Of course, the reporters, the editors, and all the other divisions of a newspaper are what goes into making a newspaper’s content but how is it physically made? They were once made by ‘hot type’ machines in the 14th century, when a piece of paper would be placed over a block of type of pressed down so that the print would be etched into the paper. This process would obviously be far too costly and labor-intensive for all the papers today and so a process known as ‘cold type’ is used along with off-set presses to print the newspaper and a division called the production division is responsible for it.

The production division oversees all the different equipment needed to assemble and print a newspaper including presses, typesetters, image scanners, and photographic engraving machines. The process of off-set printing involves the etching of a newspaper page to be transferred to aluminum plates. These aluminum plates go to a specialist and then are placed inside the machine. Once inside the press, a rubber roller will be used to transfer the image on the aluminum plate onto a piece of newspaper. The reason why this process is called off-set is because the aluminum plates and the newspaper don’t ever touch each other.

The presses that are used to print and assemble newspapers are massive machines that are extremely noisy and can stand up to 3 stories tall. In addition to that, they can also cost up to $40 million dollars and more. However, as big and strong as they are, they treat newsprint extremely delicately.
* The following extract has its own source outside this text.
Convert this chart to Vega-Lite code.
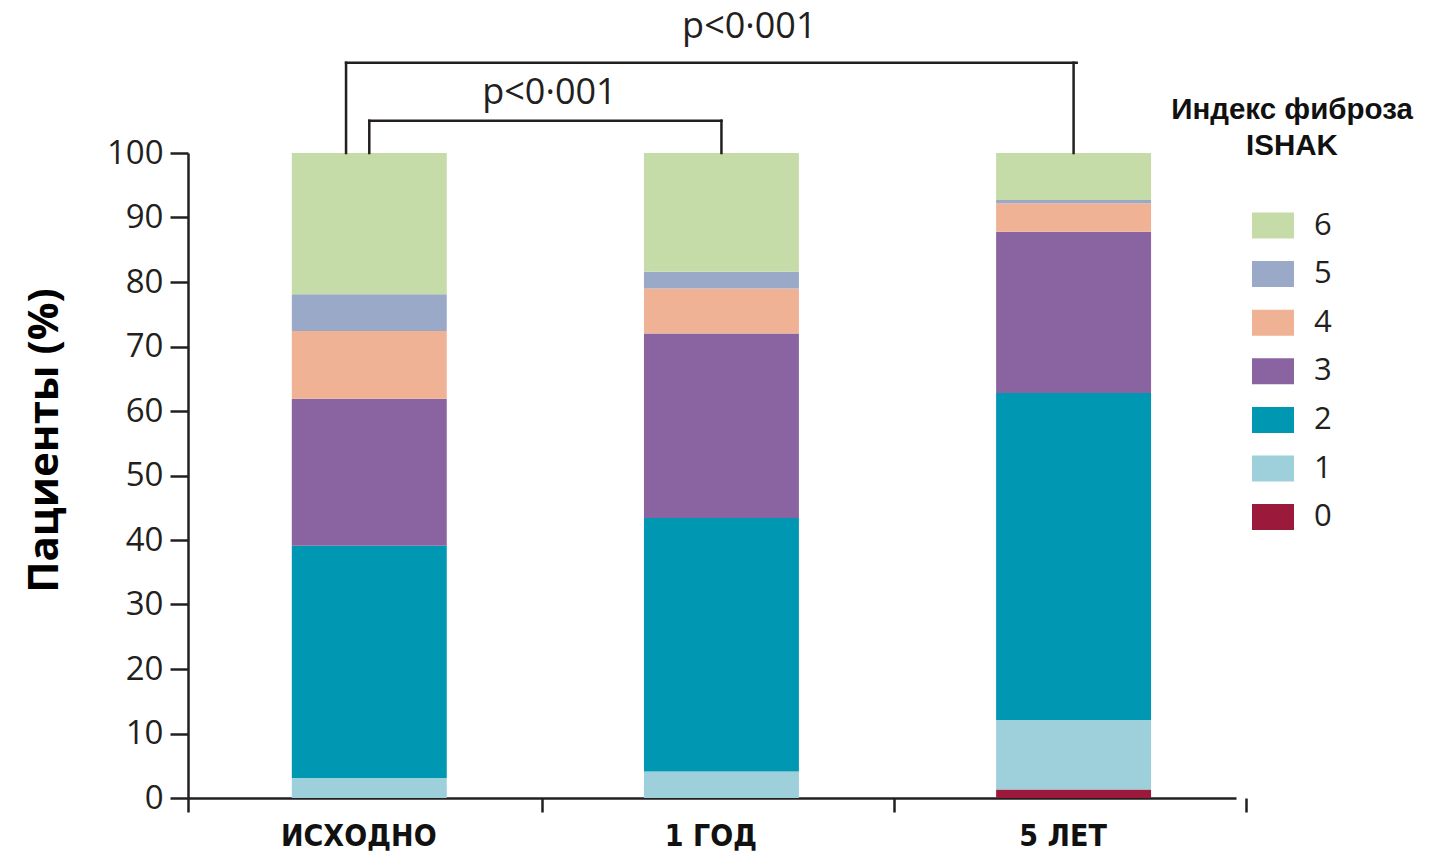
{
  "$schema": "https://vega.github.io/schema/vega-lite/v6.json",
  "width": 1048,
  "height": 645,
  "autosize": {"type": "none"},
  "padding": {"left": 188, "top": 153, "right": 195, "bottom": 58},
  "background": "white",
  "config": {"view": {"stroke": null}},
  "datasets": {
    "bars": [
      {"cat": "ИСХОДНО", "ishak": 1, "pct": 3.1},
      {"cat": "ИСХОДНО", "ishak": 2, "pct": 36.0},
      {"cat": "ИСХОДНО", "ishak": 3, "pct": 22.8},
      {"cat": "ИСХОДНО", "ishak": 4, "pct": 10.5},
      {"cat": "ИСХОДНО", "ishak": 5, "pct": 5.7},
      {"cat": "ИСХОДНО", "ishak": 6, "pct": 21.9},
      {"cat": "1 ГОД", "ishak": 1, "pct": 4.1},
      {"cat": "1 ГОД", "ishak": 2, "pct": 39.3},
      {"cat": "1 ГОД", "ishak": 3, "pct": 28.6},
      {"cat": "1 ГОД", "ishak": 4, "pct": 7.0},
      {"cat": "1 ГОД", "ishak": 5, "pct": 2.6},
      {"cat": "1 ГОД", "ishak": 6, "pct": 18.4},
      {"cat": "5 ЛЕТ", "ishak": 0, "pct": 1.3},
      {"cat": "5 ЛЕТ", "ishak": 1, "pct": 10.8},
      {"cat": "5 ЛЕТ", "ishak": 2, "pct": 50.7},
      {"cat": "5 ЛЕТ", "ishak": 3, "pct": 25.0},
      {"cat": "5 ЛЕТ", "ishak": 4, "pct": 4.4},
      {"cat": "5 ЛЕТ", "ishak": 5, "pct": 0.5},
      {"cat": "5 ЛЕТ", "ishak": 6, "pct": 7.3}
    ],
    "segCenter": [
      {"cat": "ИСХОДНО", "cat2": "ИСХОДНО", "ya": 100, "yb": 105},
      {"cat": "ИСХОДНО", "cat2": "1 ГОД", "ya": 105, "yb": 105},
      {"cat": "1 ГОД", "cat2": "1 ГОД", "ya": 105, "yb": 100},
      {"cat": "5 ЛЕТ", "cat2": "5 ЛЕТ", "ya": 114, "yb": 100}
    ],
    "segLeft": [
      {"cat": "ИСХОДНО", "cat2": "ИСХОДНО", "ya": 100, "yb": 114}
    ],
    "segTop": [
      {"cat": "ИСХОДНО", "cat2": "5 ЛЕТ", "ya": 114, "yb": 114}
    ],
    "pLow": [{"cat": "1 ГОД", "ya": 107.6, "label": "p<0·001"}],
    "pHigh": [{"cat": "1 ГОД", "ya": 117.8, "label": "p<0·001"}]
  },
  "layer": [
    {
      "data": {"name": "bars"},
      "mark": {"type": "bar"},
      "encoding": {
        "x": {
          "field": "cat",
          "type": "nominal",
          "sort": ["ИСХОДНО", "1 ГОД", "5 ЛЕТ"],
          "scale": {"domain": ["ИСХОДНО", "1 ГОД", "5 ЛЕТ"], "paddingInner": 0.56, "paddingOuter": 0.268, "align": 0.55},
          "axis": {
            "title": null,
            "labelAngle": 0,
            "bandPosition": 2.284,
            "tickExtra": true,
            "tickOffset": -104,
            "tickSize": 14,
            "tickWidth": 2.5,
            "tickColor": "#231f20",
            "domainColor": "#231f20",
            "domainWidth": 2.5,
            "labelFont": "DejaVu Sans Condensed, Liberation Sans, sans-serif",
            "labelFontWeight": "bold",
            "labelFontSize": 30,
            "labelColor": "#111111",
            "labelPadding": 9,
            "labelOffset": 93,
            "labelBaseline": "top"
          }
        },
        "y": {
          "field": "pct",
          "type": "quantitative",
          "stack": "zero",
          "scale": {"domain": [0, 100], "nice": false},
          "axis": {
            "values": [0, 10, 20, 30, 40, 50, 60, 70, 80, 90, 100],
            "grid": false,
            "title": "Пациенты (%)",
            "titleFont": "Open Sans",
            "titleFontSize": 42,
            "titleFontWeight": "bold",
            "titleColor": "#000000",
            "titleX": -122,
            "titleY": 287,
            "labelFont": "Open Sans",
            "labelFontSize": 33,
            "labelColor": "#231f20",
            "labelPadding": 7,
            "tickSize": 18,
            "tickWidth": 2.5,
            "tickColor": "#231f20",
            "domainColor": "#231f20",
            "domainWidth": 2.5
          }
        },
        "order": {"field": "ishak", "type": "quantitative", "sort": "ascending"},
        "color": {
          "field": "ishak",
          "type": "nominal",
          "scale": {
            "domain": [6, 5, 4, 3, 2, 1, 0],
            "range": ["#c5dca8", "#9aa9c8", "#f0b295", "#8964a0", "#0097b3", "#9dd0da", "#9b1a3c"]
          },
          "legend": {
            "title": ["Индекс фиброза", "ISHAK"],
            "orient": "none",
            "legendX": 983,
            "legendY": -57,
            "padding": 0,
            "titleFont": "Liberation Sans",
            "titleFontSize": 29.5,
            "titleFontWeight": "bold",
            "titleColor": "#111111",
            "titleLimit": 400,
            "titleAnchor": "middle",
            "titleAlign": "center",
            "titleLineHeight": 36,
            "titlePadding": 43,
            "symbolType": "M-1,-0.62H1V0.62H-1Z",
            "symbolSize": 1764,
            "symbolStrokeWidth": 0,
            "symbolOpacity": 1,
            "labelFont": "Open Sans",
            "labelFontSize": 31,
            "labelColor": "#231f20",
            "labelOffset": 20,
            "rowPadding": 12.6
          }
        }
      }
    },
    {
      "data": {"name": "segCenter"},
      "mark": {"type": "rule", "color": "#231f20", "strokeWidth": 2.5, "strokeCap": "square"},
      "encoding": {
        "x": {"field": "cat", "type": "nominal", "bandPosition": 0.5, "axis": {"title": null}},
        "x2": {"field": "cat2", "bandPosition": 0.5},
        "y": {"field": "ya", "type": "quantitative", "scale": {"domain": [0, 100], "nice": false}, "axis": {"title": "Пациенты (%)"}},
        "y2": {"field": "yb"}
      }
    },
    {
      "data": {"name": "segLeft"},
      "mark": {"type": "rule", "color": "#231f20", "strokeWidth": 2.5, "strokeCap": "square"},
      "encoding": {
        "x": {"field": "cat", "type": "nominal", "bandPosition": 0.35, "axis": {"title": null}},
        "x2": {"field": "cat2", "bandPosition": 0.35},
        "y": {"field": "ya", "type": "quantitative", "scale": {"domain": [0, 100], "nice": false}, "axis": {"title": "Пациенты (%)"}},
        "y2": {"field": "yb"}
      }
    },
    {
      "data": {"name": "segTop"},
      "mark": {"type": "rule", "color": "#231f20", "strokeWidth": 2.5, "strokeCap": "square"},
      "encoding": {
        "x": {"field": "cat", "type": "nominal", "bandPosition": 0.35, "axis": {"title": null}},
        "x2": {"field": "cat2", "bandPosition": 0.52},
        "y": {"field": "ya", "type": "quantitative", "scale": {"domain": [0, 100], "nice": false}, "axis": {"title": "Пациенты (%)"}},
        "y2": {"field": "yb"}
      }
    },
    {
      "data": {"name": "pLow"},
      "mark": {"type": "text", "font": "Open Sans", "fontSize": 36, "color": "#231f20", "align": "center", "baseline": "alphabetic"},
      "encoding": {
        "x": {"field": "cat", "type": "nominal", "bandPosition": -0.61, "axis": {"title": null}},
        "y": {"field": "ya", "type": "quantitative", "scale": {"domain": [0, 100], "nice": false}, "axis": {"title": "Пациенты (%)"}},
        "text": {"field": "label"}
      }
    },
    {
      "data": {"name": "pHigh"},
      "mark": {"type": "text", "font": "Open Sans", "fontSize": 36, "color": "#231f20", "align": "center", "baseline": "alphabetic"},
      "encoding": {
        "x": {"field": "cat", "type": "nominal", "bandPosition": 0.68, "axis": {"title": null}},
        "y": {"field": "ya", "type": "quantitative", "scale": {"domain": [0, 100], "nice": false}, "axis": {"title": "Пациенты (%)"}},
        "text": {"field": "label"}
      }
    }
  ]
}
This is mostly because instead of individual sheets of paper, these machines use streaming sheets and inside the press, the sheets must continuously wind over and around huge rollers. And even though the process inside a web press, the machine that prints and assembles a newspaper, is extensive and complicated, the process all happens extremely quickly and one of today’s presses can create 70,000 copies of one newspaper in an hour. Once these are ready and off the press, they are sent to the distribution division.

How are they Distributed?

The distribution department needs to ensure that the latest news is being delivered to the readers and to do so, many large newspapers will have many different editions of the daily newspaper. The first edition goes to the outermost boundaries of the circulation area, the area that receives one particular newspaper. Then a second edition, which will include news that is more local and more current, will be distributed to a smaller area and so on, until the fourth edition, which will include breaking news, stories that are much more local, and more current.

Once the distribution department is ready to release the paper to the public, they will hand it over to independent contractors, who are also called newspaper carriers. Most people are familiar with what newspaper carriers do, as this is often many people’s first jobs. These carriers buy large quantities of the newspaper and sell them to individual customers. These customers will then pay on a weekly, biweekly, or monthly basis, for receiving the daily newspaper delivered to them every day.